Fully External Custom Partitioner

This approach involves creating a partitioner that operates outside of the WaterDrop producer. Essentially, you're looking at writing a wrapper or a separate component that manages partitioning before handing off the message to the producer.

Advantages:

  • Full Control Over Data: You have access to the raw data before any serialization or processing has occurred. This is particularly useful if your partitioning logic requires complex operations on the data's original structure or format.
  • Flexibility: As a standalone component, the external partitioner can be designed independently from the producer, making it easier to adapt or replace without affecting the producer's internals.

Drawbacks:

  • Complexity: This method introduces additional layers to your architecture, potentially increasing the complexity of your system.
  • Maintenance: You need to ensure that the external partitioner and the producer are well-integrated and that any changes in one don't adversely affect the other.
class UserPartitioner
  def partition(user)
    user.id % PRODUCER.partition_count('default')
  end
end

partitioner = UserPartitioner.new

PRODUCER.produce_async(
  topic: 'users_topic',
  payload: user.to_json,
  partition: partitioner.partition(user)
)

Middleware Approach

Alternatively, you can leverage WaterDrop's middleware to inject your custom partitioning logic directly into the message processing pipeline. This is seen as a more elegant and integrated approach.

Advantages:

  • Seamless Integration: The partitioning logic encapsulates the producer's workflow, making the overall process more streamlined.
  • Ease of Use: Middleware is easy to implement and fits naturally into the WaterDrop ecosystem, making it a developer-friendly option.

Drawbacks:

  • Limited Data Access: Middleware operates on the message after it's been prepared for dispatch. This means it only has access to the data post-serialization. This could be a significant limitation if your partitioning logic needs to work with the data in its original format. However, it can be bypassed if you decide to serialize data directly in the middleware.

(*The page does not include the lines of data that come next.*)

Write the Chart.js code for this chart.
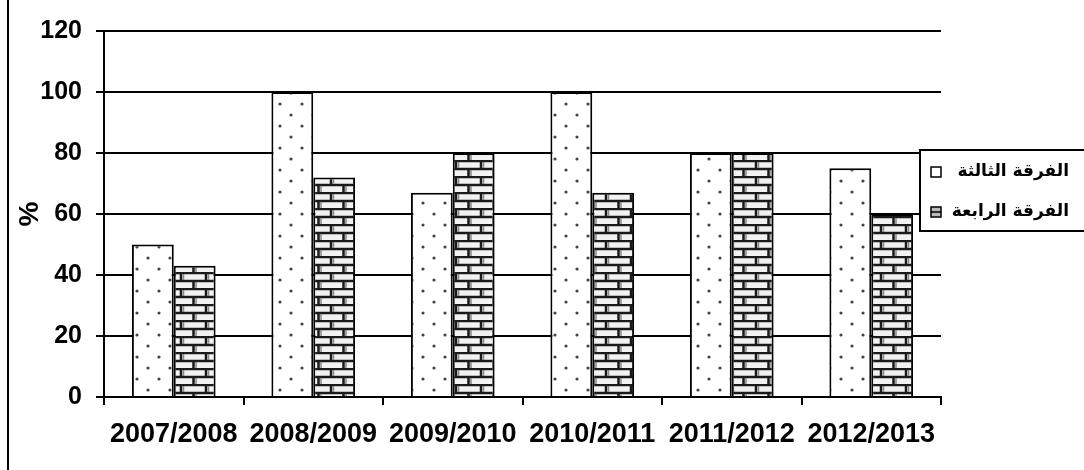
<!DOCTYPE html>
<html>
<head>
<meta charset="utf-8">
<script src="https://cdn.jsdelivr.net/npm/chart.js@4.4.1/dist/chart.umd.min.js"></script>
<style>
  html, body { margin: 0; padding: 0; background: #fff; }
  #wrap { width: 1084px; height: 470px; }
</style>
</head>
<body>
<div id="wrap"><canvas id="chart" width="1084" height="470"></canvas></div>
<script>
// data
const years = ['2007/2008', '2008/2009', '2009/2010', '2010/2011', '2011/2012', '2012/2013'];
const thirdYear = [50, 100, 67, 100, 80, 75];
const fourthYear = [43, 72, 80, 67, 80, 60];
const seriesNames = ['الفرقة الثالثة', 'الفرقة الرابعة'];
const yTicks = [0, 20, 40, 60, 80, 100, 120];

const FONT = '"Liberation Sans", Arial, "DejaVu Sans", sans-serif';

// fill patterns
function dotPattern() {
  const c = document.createElement('canvas');
  c.width = 22; c.height = 22;
  const g = c.getContext('2d');
  g.fillStyle = '#fff'; g.fillRect(0, 0, 22, 22);
  g.fillStyle = '#444';
  [[5, 5], [16, 16]].forEach(p => { g.beginPath(); g.arc(p[0], p[1], 1.6, 0, Math.PI * 2); g.fill(); });
  return g.createPattern(c, 'repeat');
}
function brickPattern() {
  const c = document.createElement('canvas');
  c.width = 25; c.height = 16;
  const g = c.getContext('2d');
  g.fillStyle = '#f2f2f2'; g.fillRect(0, 0, 25, 16);
  g.strokeStyle = '#1a1a1a'; g.lineWidth = 2.5;
  g.beginPath();
  g.moveTo(0, 1); g.lineTo(25, 1);
  g.moveTo(0, 9); g.lineTo(25, 9);
  g.moveTo(6, 1); g.lineTo(6, 9);
  g.moveTo(18.5, 9); g.lineTo(18.5, 17);
  g.stroke();
  g.strokeStyle = '#888'; g.lineWidth = 1.5;
  g.beginPath();
  g.moveTo(8.5, 2); g.lineTo(8.5, 8);
  g.moveTo(21, 10); g.lineTo(21, 16);
  g.stroke();
  return g.createPattern(c, 'repeat');
}

// frame line + legend box
const decorPlugin = {
  id: 'decor',
  afterDraw(chart) {
    const ctx = chart.ctx;
    ctx.save();
    ctx.strokeStyle = '#000';
    ctx.lineWidth = 2;
    ctx.beginPath(); ctx.moveTo(8, 0); ctx.lineTo(8, 470); ctx.stroke();

    // legend
    ctx.fillStyle = '#fff';
    ctx.fillRect(920, 150, 170, 81);
    ctx.strokeRect(920, 150, 170, 81);

    ctx.font = 'bold 17px "DejaVu Sans", sans-serif';
    ctx.fillStyle = '#000';
    ctx.textAlign = 'right';
    ctx.textBaseline = 'middle';
    ctx.fillText(seriesNames[0], 1069, 172);
    ctx.fillText(seriesNames[1], 1069, 212);

    ctx.lineWidth = 1.5;
    ctx.fillStyle = '#fff';
    ctx.fillRect(931, 167, 10, 10);
    ctx.strokeRect(931, 167, 10, 10);

    ctx.fillStyle = '#bbb';
    ctx.fillRect(931, 207, 10, 10);
    ctx.strokeRect(931, 207, 10, 10);
    ctx.beginPath(); ctx.moveTo(931, 212); ctx.lineTo(941, 212); ctx.stroke();
    ctx.restore();
  }
};

new Chart(document.getElementById('chart'), {
  type: 'bar',
  data: {
    labels: years,
    datasets: [
      { label: seriesNames[0], data: thirdYear, backgroundColor: dotPattern(), borderColor: '#000', borderWidth: 2 },
      { label: seriesNames[1], data: fourthYear, backgroundColor: brickPattern(), borderColor: '#000', borderWidth: 2 }
    ]
  },
  options: {
    responsive: false,
    animation: false,
    layout: { padding: { left: 0, top: 31, right: 143, bottom: 0 } },
    datasets: { bar: { categoryPercentage: 0.6, barPercentage: 1.0 } },
    plugins: { legend: { display: false }, tooltip: { enabled: false } },
    scales: {
      x: {
        afterFit(s) { s.height = 73; },
        grid: { offset: true, drawOnChartArea: false, drawTicks: true, tickLength: 8, color: '#000', lineWidth: 2 },
        border: { display: true, color: '#000', width: 2 },
        ticks: { color: '#000', font: { family: FONT, size: 27, weight: 'bold' }, padding: 13, maxRotation: 0, autoSkip: false }
      },
      y: {
        min: 0, max: 120,
        afterFit(s) { s.width = 104; },
        afterBuildTicks(s) { s.ticks = yTicks.map(v => ({ value: v })); },
        grid: { color: '#000', lineWidth: 2, tickLength: 8 },
        border: { display: true, color: '#000', width: 2 },
        ticks: { color: '#000', font: { family: FONT, size: 25, weight: 'bold' }, padding: 14 },
        title: { display: true, text: '%', color: '#000', font: { family: FONT, size: 28, weight: 'bold' }, padding: { top: 13, bottom: 0 } }
      }
    }
  },
  plugins: [decorPlugin]
});
</script>
</body>
</html>
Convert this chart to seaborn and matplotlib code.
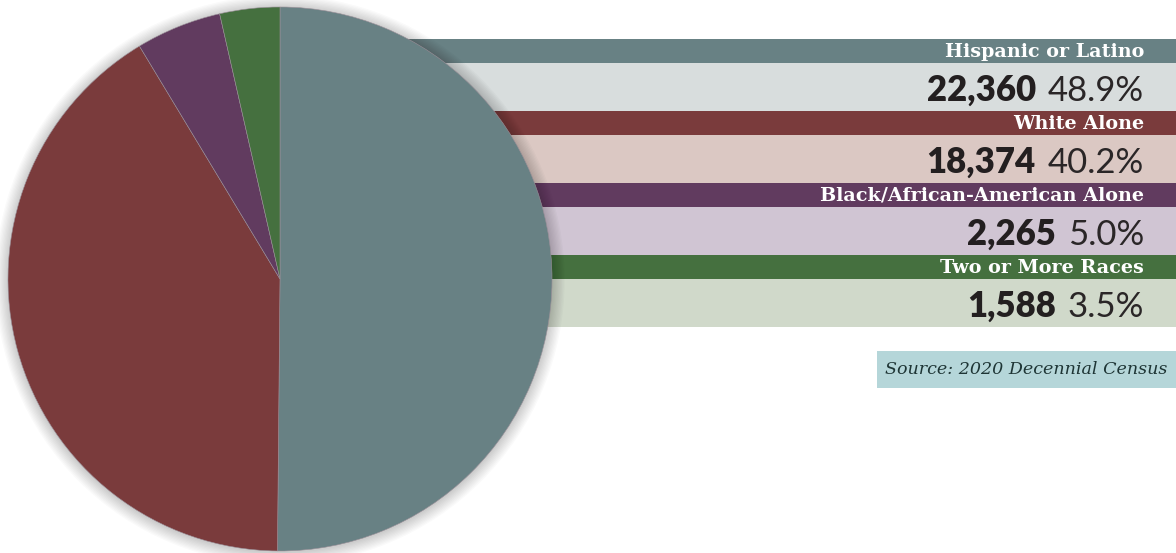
import matplotlib
matplotlib.use("Agg")
import matplotlib.pyplot as plt
import seaborn as sns
from matplotlib.patches import Circle, Rectangle

sns.set_theme(style="white")
plt.rcParams["font.family"] = ["DejaVu Sans"]

# ---- data ----
categories = ["Hispanic or Latino", "White Alone", "Black/African-American Alone", "Two or More Races"]
counts = [22360, 18374, 2265, 1588]
percents = [48.9, 40.2, 5.0, 3.5]
source_text = "Source: 2020 Decennial Census"

dark_colors = ["#688184", "#7a3b3c", "#613b5f", "#45703f"]
light_colors = ["#d8dddd", "#dbc8c3", "#d0c5d3", "#d0d9ca"]

W, H = 1176, 553
fig = plt.figure(figsize=(W / 100, H / 100), dpi=100)
ax = fig.add_axes([0, 0, 1, 1])

# legend bars (pixel layout, y measured from the top)
top0, head_h, body_h = 39, 24, 48
bar_left = 280
for i, cat in enumerate(categories):
    t = top0 + i * (head_h + body_h)
    ax.barh(H - (t + head_h / 2), W - bar_left, left=bar_left, height=head_h,
            color=dark_colors[i], zorder=1, linewidth=0)
    ax.barh(H - (t + head_h + body_h / 2), W - bar_left, left=bar_left, height=body_h,
            color=light_colors[i], zorder=1, linewidth=0)

# pie with soft shadow
cx, cy, r = 280, H - 279, 272
for k in range(10):
    ax.add_patch(Circle((cx, cy - 1), r + 1 + k * 1.3, color="black", alpha=0.018,
                        zorder=2, linewidth=0))
wedges, _ = ax.pie(counts, colors=dark_colors, startangle=90, counterclock=False,
                   center=(cx, cy), radius=r, frame=True,
                   wedgeprops=dict(linewidth=0.4, edgecolor="#9a8f98"))
for w in wedges:
    w.set_zorder(5)

ax.set_xlim(0, W)
ax.set_ylim(0, H)
ax.set_aspect("auto")
ax.axis("off")

fig.canvas.draw()
renderer = fig.canvas.get_renderer()
right_x = 1144
for i, cat in enumerate(categories):
    t = top0 + i * (head_h + body_h)
    ax.text(right_x, H - (t + head_h / 2 + 1), cat, ha="right", va="center",
            family="DejaVu Serif", fontweight="bold", fontsize=13.8, color="white", zorder=6)
    base_y = H - (t + head_h + 38)
    pt = ax.text(right_x, base_y, f"{percents[i]:.1f}%", ha="right", va="baseline",
                 family="Lato", fontweight="normal", fontsize=25, color="#2a2627", zorder=6)
    bb = pt.get_window_extent(renderer=renderer)
    ax.text(bb.x0 - 12, base_y, f"{counts[i]:,}", ha="right", va="baseline",
            family="Lato", fontweight="heavy", fontsize=25, color="#231f20", zorder=6)

# source box
ax.add_patch(Rectangle((877, H - 388), W - 877, 37, color="#b5d6d9", zorder=1, linewidth=0))
ax.text(885, H - 370, source_text, ha="left", va="center", family="DejaVu Serif",
        style="italic", fontsize=12.6, color="#1e3535", zorder=6)

fig.savefig("out.png", dpi=100)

  • Implicit Flow: Implementing partitioning logic as middleware might not be explicitly clear, leading to confusion. The middleware's internal workings and position in the execution chain must be well understood.

class PartitioningMiddleware
  def call(message)
    case message[:topic].to_s
    when 'users_events'
      # Make sure there is no partition key not to trigger default partitioner
      message.delete(:partition_key)
      # Distribute users based on their ids
      user_id = message[:payload].user_id
      message[:partition] = user_id % partition_count('users_events')
      message[:payload] = message[:payload].to_json
    when 'system_events'
      message.delete(:partition_key)
      # Distribute randomly amongst available partitions
      message[:partition] = rand(partition_count('users_events'))
      message[:payload] = message[:payload].to_json
    else
      message[:payload] = message[:payload].to_s
    end

    message
  end

  private

  def partition_count(topic)
    PRODUCER.partition_count(topic)
  end
end

# Inject your middleware
PRODUCER.middleware.append(PartitioningMiddleware.new)

# And now you can provide your objects, and they will be serialized and
# assigned to proper partitions automatically
PRODUCER.produce_async(topic: 'users_events', payload: user)

Summary

In summary, the choice between an external custom partitioner and a middleware-based partitioner in WaterDrop hinges on your specific requirements, particularly regarding how and when your data needs to be processed for partitioning. If pre-serialization data manipulation is crucial for your partitioning logic, an external partitioner might be more suitable. On the other hand, if you prefer a more integrated approach and your partitioning logic can work with serialized data, using WaterDrop's middleware might be the optimal path.